A Muslim Grave in Independence Park, Jerusalem.
The Associated Press reports:

The Supreme Court on Wednesday gave a final go ahead to the creation of a Jerusalem museum dedicated to tolerance and coexistence, rejecting appeals by Muslims who object to construction because the site covers part of an ancient Muslim cemetery.

A court statement said judges ruled that since no objections had been lodged in 1960 when the city put a parking lot over a small section of the graveyard they would not block construction of the museum on that same site now.

The Museum of Tolerance aims to bridge this contentious city’s warring tribes together.

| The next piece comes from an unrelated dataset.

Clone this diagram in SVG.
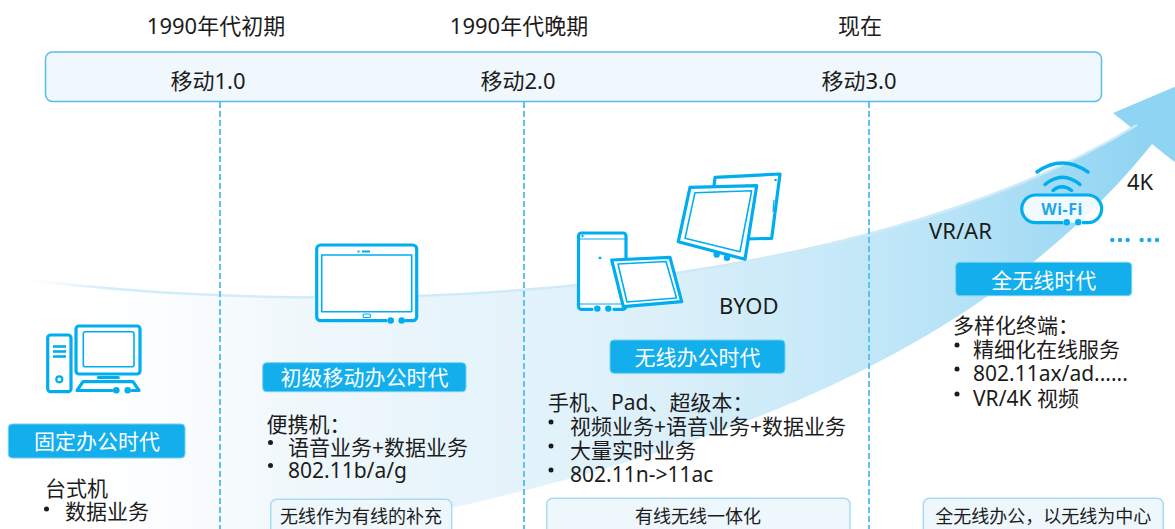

But its planning alone has sparked a fight with political, religious and historical dimensions between Muslims and Jews.

The Simon Wiesenthal Center, the Los Angeles-based Jewish organization behind the project, welcomed the court ruling and said work on the $250 million museum would resume immediately after a two-year delay caused by the legal proceedings.

“All citizens of Israel, Jews and non-Jews, are the real beneficiaries of this decision,” said Rabbi Marvin Hier, founder of the Wiesenthal Center, in a statement.

Israeli Islamic movement spokesman Zahi Nujidat, however, condemned the court for what he called “clear religious and ethnic oppression”.

The court sought to reconcile religious attitudes for respecting the dead with the legal requirements and gave project managers 60 days to agree with the state-run Antiquities Authority on a method of either removing any human remains for reburial or installing a barrier between the building’s foundations and the ground below which would prevent graves from being disturbed.

The cemetery, with graves the court said dated back 300-400 years, fell out of use after the creation of Israel in 1948. But many of its headstones are still visible, crumbling among trees in what has become the heart of the Jewish side of the city. Part of the cemetery is now known as Independence Park.

Another section was sold in the 1930s, at the initiative of the top Muslim clergyman of Jerusalem, to become a hotel.

The museum’s Muslim opponents found unexpected allies in their struggle: Ultra-Orthodox Jews, who aren’t known for their sympathy for Arab causes but who care about preserving graves.